Do this ::
Quote the material below exactly as written, from the first line to the line that holds "Line, XAxis, YAxis", endpoints included.
# START OF Recorded information
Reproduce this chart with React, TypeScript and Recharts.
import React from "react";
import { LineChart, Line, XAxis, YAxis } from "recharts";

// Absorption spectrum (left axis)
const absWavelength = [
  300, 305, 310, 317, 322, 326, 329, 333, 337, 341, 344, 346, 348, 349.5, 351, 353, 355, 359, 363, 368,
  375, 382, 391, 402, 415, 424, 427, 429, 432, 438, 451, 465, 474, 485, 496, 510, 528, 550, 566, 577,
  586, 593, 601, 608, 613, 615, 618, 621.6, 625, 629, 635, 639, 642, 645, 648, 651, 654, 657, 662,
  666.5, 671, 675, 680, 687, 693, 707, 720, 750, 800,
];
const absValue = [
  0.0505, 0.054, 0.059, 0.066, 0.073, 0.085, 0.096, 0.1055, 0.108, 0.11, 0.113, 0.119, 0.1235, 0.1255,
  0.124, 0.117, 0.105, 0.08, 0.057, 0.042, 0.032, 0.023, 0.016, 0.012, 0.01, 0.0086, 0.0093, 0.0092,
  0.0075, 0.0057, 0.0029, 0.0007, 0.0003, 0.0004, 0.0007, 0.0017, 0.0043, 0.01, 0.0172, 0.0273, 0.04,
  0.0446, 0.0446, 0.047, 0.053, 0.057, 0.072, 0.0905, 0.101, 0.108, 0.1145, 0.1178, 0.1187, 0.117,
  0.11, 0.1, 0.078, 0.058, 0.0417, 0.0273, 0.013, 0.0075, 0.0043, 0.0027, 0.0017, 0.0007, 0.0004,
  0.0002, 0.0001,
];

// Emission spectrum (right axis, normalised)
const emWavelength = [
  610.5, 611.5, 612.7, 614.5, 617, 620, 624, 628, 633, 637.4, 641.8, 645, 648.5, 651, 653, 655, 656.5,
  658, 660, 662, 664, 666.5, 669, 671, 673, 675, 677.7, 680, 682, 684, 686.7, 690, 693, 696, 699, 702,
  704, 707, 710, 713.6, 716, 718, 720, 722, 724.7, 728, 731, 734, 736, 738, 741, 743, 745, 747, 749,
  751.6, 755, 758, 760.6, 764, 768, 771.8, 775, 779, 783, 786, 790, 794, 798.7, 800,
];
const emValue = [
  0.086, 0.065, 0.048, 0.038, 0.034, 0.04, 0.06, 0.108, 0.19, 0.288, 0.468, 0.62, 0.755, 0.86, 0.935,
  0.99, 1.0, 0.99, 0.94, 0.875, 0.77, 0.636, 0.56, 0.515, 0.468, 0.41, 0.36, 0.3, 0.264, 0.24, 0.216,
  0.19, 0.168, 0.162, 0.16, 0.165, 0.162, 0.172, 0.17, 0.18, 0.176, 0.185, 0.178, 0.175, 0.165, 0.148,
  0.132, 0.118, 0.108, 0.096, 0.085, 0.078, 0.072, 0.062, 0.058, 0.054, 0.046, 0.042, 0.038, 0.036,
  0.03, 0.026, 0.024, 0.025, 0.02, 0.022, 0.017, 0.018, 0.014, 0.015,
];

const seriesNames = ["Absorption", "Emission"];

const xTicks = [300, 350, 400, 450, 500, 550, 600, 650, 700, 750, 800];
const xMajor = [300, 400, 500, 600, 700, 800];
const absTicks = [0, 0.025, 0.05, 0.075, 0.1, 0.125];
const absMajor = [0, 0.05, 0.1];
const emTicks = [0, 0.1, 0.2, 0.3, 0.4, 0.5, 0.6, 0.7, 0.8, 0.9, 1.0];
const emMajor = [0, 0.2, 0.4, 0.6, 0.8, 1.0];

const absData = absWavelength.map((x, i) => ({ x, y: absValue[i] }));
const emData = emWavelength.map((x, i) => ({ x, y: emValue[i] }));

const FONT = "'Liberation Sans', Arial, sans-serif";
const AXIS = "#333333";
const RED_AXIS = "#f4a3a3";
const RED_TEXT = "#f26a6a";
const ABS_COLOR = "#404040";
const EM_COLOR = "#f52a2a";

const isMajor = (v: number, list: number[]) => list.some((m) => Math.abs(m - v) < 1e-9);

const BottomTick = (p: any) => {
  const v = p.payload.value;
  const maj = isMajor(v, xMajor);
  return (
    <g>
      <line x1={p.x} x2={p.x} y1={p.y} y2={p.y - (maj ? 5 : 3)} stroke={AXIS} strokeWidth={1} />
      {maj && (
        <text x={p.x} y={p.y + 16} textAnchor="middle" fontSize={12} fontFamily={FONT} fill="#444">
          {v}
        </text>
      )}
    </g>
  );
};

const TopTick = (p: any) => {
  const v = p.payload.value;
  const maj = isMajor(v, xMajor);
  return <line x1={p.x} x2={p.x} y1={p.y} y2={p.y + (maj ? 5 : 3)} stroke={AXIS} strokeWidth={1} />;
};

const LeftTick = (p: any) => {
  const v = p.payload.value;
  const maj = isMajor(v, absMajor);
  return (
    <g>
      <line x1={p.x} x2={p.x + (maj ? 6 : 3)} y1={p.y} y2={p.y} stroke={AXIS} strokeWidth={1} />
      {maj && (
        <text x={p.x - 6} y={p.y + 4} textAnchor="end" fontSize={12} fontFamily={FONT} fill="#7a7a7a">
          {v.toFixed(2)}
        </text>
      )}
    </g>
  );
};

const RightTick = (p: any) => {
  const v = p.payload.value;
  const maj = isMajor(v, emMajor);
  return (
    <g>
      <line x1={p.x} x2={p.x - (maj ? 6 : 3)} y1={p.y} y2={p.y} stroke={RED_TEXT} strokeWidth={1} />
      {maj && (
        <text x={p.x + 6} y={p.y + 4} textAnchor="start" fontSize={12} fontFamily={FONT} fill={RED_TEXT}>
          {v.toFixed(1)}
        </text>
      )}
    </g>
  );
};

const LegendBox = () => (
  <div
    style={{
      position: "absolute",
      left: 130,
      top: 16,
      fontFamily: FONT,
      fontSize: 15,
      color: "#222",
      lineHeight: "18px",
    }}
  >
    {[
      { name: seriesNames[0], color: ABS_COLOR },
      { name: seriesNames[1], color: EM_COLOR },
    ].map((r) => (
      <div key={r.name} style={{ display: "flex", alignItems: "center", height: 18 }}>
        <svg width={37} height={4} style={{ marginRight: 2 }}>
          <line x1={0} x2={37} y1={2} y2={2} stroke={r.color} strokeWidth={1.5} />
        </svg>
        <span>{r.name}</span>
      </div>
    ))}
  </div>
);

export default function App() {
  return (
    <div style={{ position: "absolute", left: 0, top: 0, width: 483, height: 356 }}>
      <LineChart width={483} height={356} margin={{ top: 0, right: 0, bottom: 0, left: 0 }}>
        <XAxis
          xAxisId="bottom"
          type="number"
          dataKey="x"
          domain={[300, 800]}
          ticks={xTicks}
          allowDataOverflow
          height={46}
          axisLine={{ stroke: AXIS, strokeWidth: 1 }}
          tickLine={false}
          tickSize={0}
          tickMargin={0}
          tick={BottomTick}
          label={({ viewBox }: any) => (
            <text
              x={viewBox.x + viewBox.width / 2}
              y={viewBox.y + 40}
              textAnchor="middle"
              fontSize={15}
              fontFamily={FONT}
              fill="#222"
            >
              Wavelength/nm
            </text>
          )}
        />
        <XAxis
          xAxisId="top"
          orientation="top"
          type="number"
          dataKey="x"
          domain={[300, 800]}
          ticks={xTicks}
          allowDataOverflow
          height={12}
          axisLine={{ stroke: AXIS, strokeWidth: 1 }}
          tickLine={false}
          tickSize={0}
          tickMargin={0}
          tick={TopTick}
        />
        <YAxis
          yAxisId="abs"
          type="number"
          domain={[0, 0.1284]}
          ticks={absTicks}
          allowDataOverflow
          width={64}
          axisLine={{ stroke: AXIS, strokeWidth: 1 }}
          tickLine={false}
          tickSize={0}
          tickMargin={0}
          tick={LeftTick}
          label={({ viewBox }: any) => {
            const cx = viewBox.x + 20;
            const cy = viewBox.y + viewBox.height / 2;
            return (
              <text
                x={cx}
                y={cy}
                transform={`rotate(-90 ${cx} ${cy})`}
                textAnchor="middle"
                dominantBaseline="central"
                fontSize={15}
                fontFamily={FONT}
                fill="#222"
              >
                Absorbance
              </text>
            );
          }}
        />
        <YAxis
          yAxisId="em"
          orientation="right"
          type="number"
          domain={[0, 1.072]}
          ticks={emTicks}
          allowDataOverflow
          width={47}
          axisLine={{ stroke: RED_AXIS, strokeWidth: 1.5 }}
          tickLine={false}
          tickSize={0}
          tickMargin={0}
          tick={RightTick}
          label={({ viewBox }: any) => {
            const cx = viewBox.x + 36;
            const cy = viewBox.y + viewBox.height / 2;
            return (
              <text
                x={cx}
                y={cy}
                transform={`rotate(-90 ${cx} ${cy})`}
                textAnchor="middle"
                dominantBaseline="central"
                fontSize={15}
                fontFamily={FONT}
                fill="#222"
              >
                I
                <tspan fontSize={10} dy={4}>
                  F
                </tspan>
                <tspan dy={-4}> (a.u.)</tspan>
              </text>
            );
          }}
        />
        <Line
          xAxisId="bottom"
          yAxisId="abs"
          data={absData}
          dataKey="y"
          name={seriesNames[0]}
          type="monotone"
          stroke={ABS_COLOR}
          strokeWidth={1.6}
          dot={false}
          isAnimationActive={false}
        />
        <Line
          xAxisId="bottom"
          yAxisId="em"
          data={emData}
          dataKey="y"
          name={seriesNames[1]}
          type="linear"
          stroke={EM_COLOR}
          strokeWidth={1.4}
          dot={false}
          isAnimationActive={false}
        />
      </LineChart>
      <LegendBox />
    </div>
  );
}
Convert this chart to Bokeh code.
# END OF Recorded information
Task solution ::
Reproduce this chart with React, TypeScript and Recharts.
import React from "react";
import { LineChart, Line, XAxis, YAxis } from "recharts";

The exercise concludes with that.